What is the best binding for a church directory?
Plastic coil binding is the most practical for directories under 80 pages — it lays flat, handles repeated use, and works at low quantities. Perfect binding is better for directories over 80 pages because it gives you a printable spine and a more durable cover.
How many pages should a church directory be?
Count your active households, multiply by 0.5–1 page per entry depending on whether you include photos, then add 8–12 pages for front matter. A congregation of 100 households lands around 60–110 pages. Round your final count up to the nearest multiple of 4.
Can I print a church directory at a local copy shop?
You can, but per-unit cost is usually higher than a digital short-run printer for quantities above 25 copies, and binding options are limited to saddle-stitch or comb binding. For anything over 50 copies, a dedicated print service gives you better paper quality, more binding choices, and lower unit cost.
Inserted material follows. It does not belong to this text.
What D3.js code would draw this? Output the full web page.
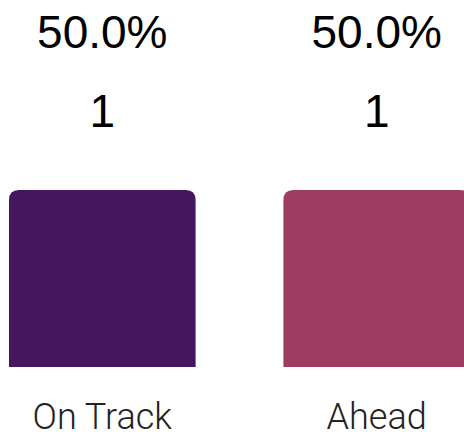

How do I get member photos for the directory?
Ask members to email JPG photos at 300 DPI, cropped to a 2" × 2.5" headshot or family portrait. Use a Google Form with a file upload field to standardize submissions. Reject texted images — they compress below 150 DPI and will print blurry.
How long does it take to print a church directory?
Digital short-run production takes 5–10 business days in 2026, plus shipping. Build 3–4 weeks of total lead time from file submission to distribution to avoid pressure from delays.
How often should a church update its directory?
Most congregations update annually or every two years. Short-run digital printing makes a 25–50 copy reprint affordable between full updates when membership changes significantly.
What software should I use to design a church directory?
Microsoft Word or Google Docs handle text-only directories without a learning curve. Adobe InDesign is the industry standard for photo directories because it automates data merge from a spreadsheet. Canva for Print is a middle option — easier than InDesign, better layout control than Word.
The single fastest way to cut cost on a church directory in 2026 is switching interior pages from full color to black-and-white while keeping a full-color cover. Color text paper costs 2–3× more per page than black-and-white text paper. On a 120-page directory printed in a run of 150 copies, that switch alone can reduce the total invoice by 30–40% — enough to fund your next update cycle.